Dogs have been man’s best friend for eons. It’s only natural that the military would choose the faithful dog as a model for the expensive attack robot nicknamed A-X-L. After Miles (Alex Neustaedter) and Sara (Becky G.) find the runaway robo-dog, the teens find themselves in the center of some unwanted attention—part high-school drama, part aggressive-military intervention. Imbued with self-sacrificial love for his owner, A-X-L plays a convincing role as he protects Miles and Sara from these jealous and possessive enemies.
A-X-L’s storyline is classic but compelling. Two restless teens find a dog that challenges them to grow in the midst of peril as only a faithful hound can. It’s natural for audiences to fall in love with a noble pooch on-screen as it exhibits undying faithfulness to the people it trusts. But this time, the audience is presented with an aggressive looking hunk of metal that only thinks it is a dog. If treated with kindness, A-X-L becomes playful and affectionate. If mistreated, he becomes scared and aggressive. Of course, animals should be treated with kindness and respect, but is A-X-L a real dog?
A-X-L steps right up to its PG boundary and may even venture outside it at times.
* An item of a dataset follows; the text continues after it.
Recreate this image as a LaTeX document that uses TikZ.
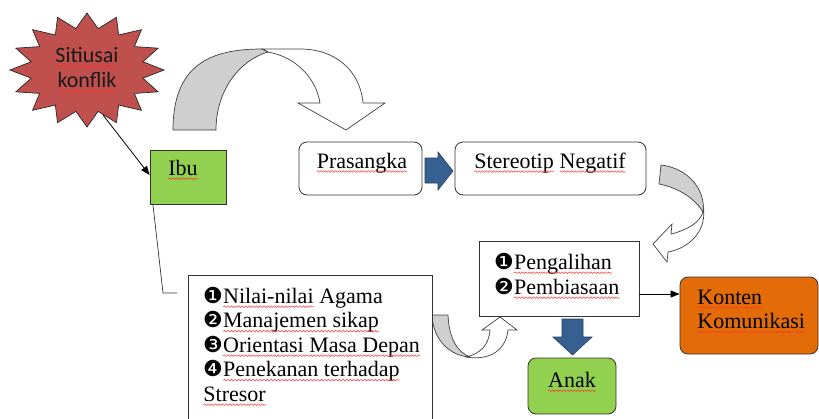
\documentclass[tikz,border=0pt]{standalone}
\usepackage{fontspec}
\setmainfont{Liberation Serif}
\newfontfamily\calfont{Carlito}
\newfontfamily\dvfont{DejaVu Sans}
\usetikzlibrary{arrows.meta,decorations.pathmorphing}
\definecolor{starred}{HTML}{C0504D}
\definecolor{boxgreen}{HTML}{92D050}
\definecolor{boxorange}{HTML}{E36C09}
\definecolor{arrowblue}{HTML}{376092}
\definecolor{arrowblueline}{HTML}{243F60}
\definecolor{curvegray}{HTML}{CFCFCF}
\definecolor{squig}{HTML}{FF3030}
\newcommand\sq[1]{\tikz[baseline=(sqt.base)]{%
  \node[inner sep=0pt, outer sep=0pt, anchor=base, draw=none, fill=none, minimum width=0pt, minimum height=0pt] (sqt) at (0,0) {#1};%
  \draw[squig, line width=0.5pt, decorate, decoration={snake, amplitude=0.8pt, segment length=3.6pt}]
    ([yshift=-3.2pt]sqt.base west) -- ([yshift=-3.2pt]sqt.base east);}}
\newcommand{\bul}[1]{{\dvfont\fontsize{22}{22}\selectfont #1}}
\tikzset{
  serif/.style={font=\fontsize{22}{24.5}\selectfont, inner sep=0pt},
  plainbox/.style={draw=black!80, line width=0.8pt, fill=white, inner sep=0pt},
  roundbox/.style={plainbox, rounded corners=8pt},
  bluearrow/.style={fill=arrowblue, draw=arrowblueline, line width=0.6pt},
  curvefront/.style={fill=white, draw=black!75, line width=0.7pt},
  curveback/.style={fill=curvegray, draw=black!75, line width=0.7pt},
  conn/.style={draw=black, line width=0.8pt},
  connarrow/.style={conn, -{Triangle[length=9pt,width=7pt]}}
}
\begin{document}
\begin{tikzpicture}[x=1pt,y=-1pt]
\useasboundingbox (0,0) rectangle (819,418);

% star
\filldraw[fill=starred, draw=black!85, line width=0.7pt]
  plot[variable=\k, samples at={0,...,31}]
  ({87+77*cos(\k*11.25)*(mod(\k,2)==0 ? 1 : 0.74)},
   {70+57*sin(\k*11.25)*(mod(\k,2)==0 ? 1 : 0.74)}) -- cycle;
\node[font=\calfont\fontsize{22}{25}\selectfont, align=center, inner sep=0pt, text=black!90] (star) at (87,70) {\sq{Sitiusai}\\\sq{konflik}};
\coordinate (starEnd) at (103,115);

% Ibu
\node[plainbox, fill=boxgreen, minimum width=76pt, minimum height=54pt] (ibu) at (188,177) {};
\node[serif] (ibuText) at (183,170) {\sq{Ibu}};
\draw[connarrow] (starEnd) -- (ibu.west |- 0,175);

% big curved arrow
\filldraw[curvefront] (262,49) -- (300,49) .. controls (335,49) and (360,70) .. (363,103)
  -- (385,103) -- (346,130) -- (298,103) -- (320,103)
  .. controls (316,78) and (296,57) .. (268,52) -- cycle;
\filldraw[curveback] (173,130) .. controls (173,65) and (210,49) .. (262,49) -- (268,52)
  .. controls (240,60) and (216,90) .. (216,130) -- cycle;

% Prasangka & Stereotip
\node[roundbox, minimum width=123pt, minimum height=53pt] (pras) at (360.5,168.5) {};
\node[serif] (prasText) at (362,163) {\sq{Prasangka}};
\node[roundbox, minimum width=191pt, minimum height=53pt] (stereo) at (550.5,168.5) {};
\node[serif] (stereoText) at (550,163) {\sq{Stereotip} \sq{Negatif}};
\filldraw[bluearrow] (425,158) -- (438,158) -- (438,152) -- (453,171) -- (438,190) -- (438,183) -- (425,183) -- cycle;

% right curved arrow
\filldraw[curvefront] (703,205) .. controls (708,230) and (690,248) .. (668,252)
  -- (667,262) -- (653,244) -- (672,224) -- (671,234)
  .. controls (688,230) and (700,222) .. (703,212) -- cycle;
\filldraw[curveback] (661,165) .. controls (688,168) and (706,190) .. (703,212)
  .. controls (696,200) and (680,188) .. (659,184) -- cycle;

% small up curved arrow
\filldraw[curvefront] (466,357) .. controls (490,361) and (506,350) .. (508,330)
  -- (517,330) -- (500,317) -- (482,330) -- (490,330)
  .. controls (489,345) and (480,354) .. (466,357) -- cycle;
\filldraw[curveback] (432,315) -- (448,315) .. controls (449,338) and (457,352) .. (470,357)
  .. controls (450,356) and (433,340) .. (432,315) -- cycle;

% Nilai box
\draw[plainbox] (188,425) -- (188,275) -- (432,275) -- (432,425);
\node[serif, anchor=north west, align=left, font=\fontsize{22}{24.5}\selectfont] (nilaiText) at (203,287)
  {\bul{❶}\sq{Nilai-nilai} Agama\\ \bul{❷}\sq{Manajemen sikap}\\ \bul{❸}\sq{Orientasi Masa Depan}\\ \bul{❹}\sq{Penekanan terhadap}\\ \sq{Stresor}};
\coordinate (ibuFoot) at (153,205);
\coordinate (bend) at (163,293);
\coordinate (lineEnd) at (177,293);
\draw[conn, line width=0.7pt, draw=black!80] (ibuFoot) -- (bend) -- (lineEnd);

% Pengalihan
\node[plainbox, minimum width=160pt, minimum height=75pt] (peng) at (559,278.5) {};
\node[serif, anchor=west, align=left, font=\fontsize{22}{25}\selectfont] (pengText) at (494,276)
  {\bul{❶}\sq{Pengalihan}\\ \bul{❷}\sq{Pembiasaan}};

% Konten
\node[roundbox, fill=boxorange, minimum width=138pt, minimum height=77pt] (konten) at (749,315.5) {};
\node[serif, anchor=west, align=left] (kontenText) at (697,311.5) {\sq{Konten}\\\sq{Komunikasi}};
\path ([yshift=-15.5pt]peng.east) coordinate (pa);
\draw[connarrow] (pa) -- (pa -| konten.west);

% blue down arrow and Anak
\filldraw[bluearrow] (562,319) -- (583,319) -- (583,337) -- (592,337) -- (572.5,355) -- (553,337) -- (562,337) -- cycle;
\node[roundbox, fill=boxgreen, minimum width=88pt, minimum height=56pt] (anak) at (572,386) {};
\node[serif] (anakText) at (572,382) {\sq{Anak}};
\end{tikzpicture}
\end{document}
Expect mild swearing, scenes of action and violence, revealing clothing, lingering kisses, occasional partying with implied underage drinking, and some illegal activity—such as stealing—which is not followed by negative consequences. There are positive elements as well: Miles and Sara want to do the right thing and develop more integrity as the film progresses. Still, A-X-L is a risky bet for younger children, so please be sure to scan the content grid before you go. Dove.org awards A-X-L the 12+ Dove Seal of Approval but does so with caution.
The Dove Take
Though pushing the limits of PG, A-X-L provides a thrilling and relevant coming-of-age story where a robotic dog helps Miles realize what is worth fighting for.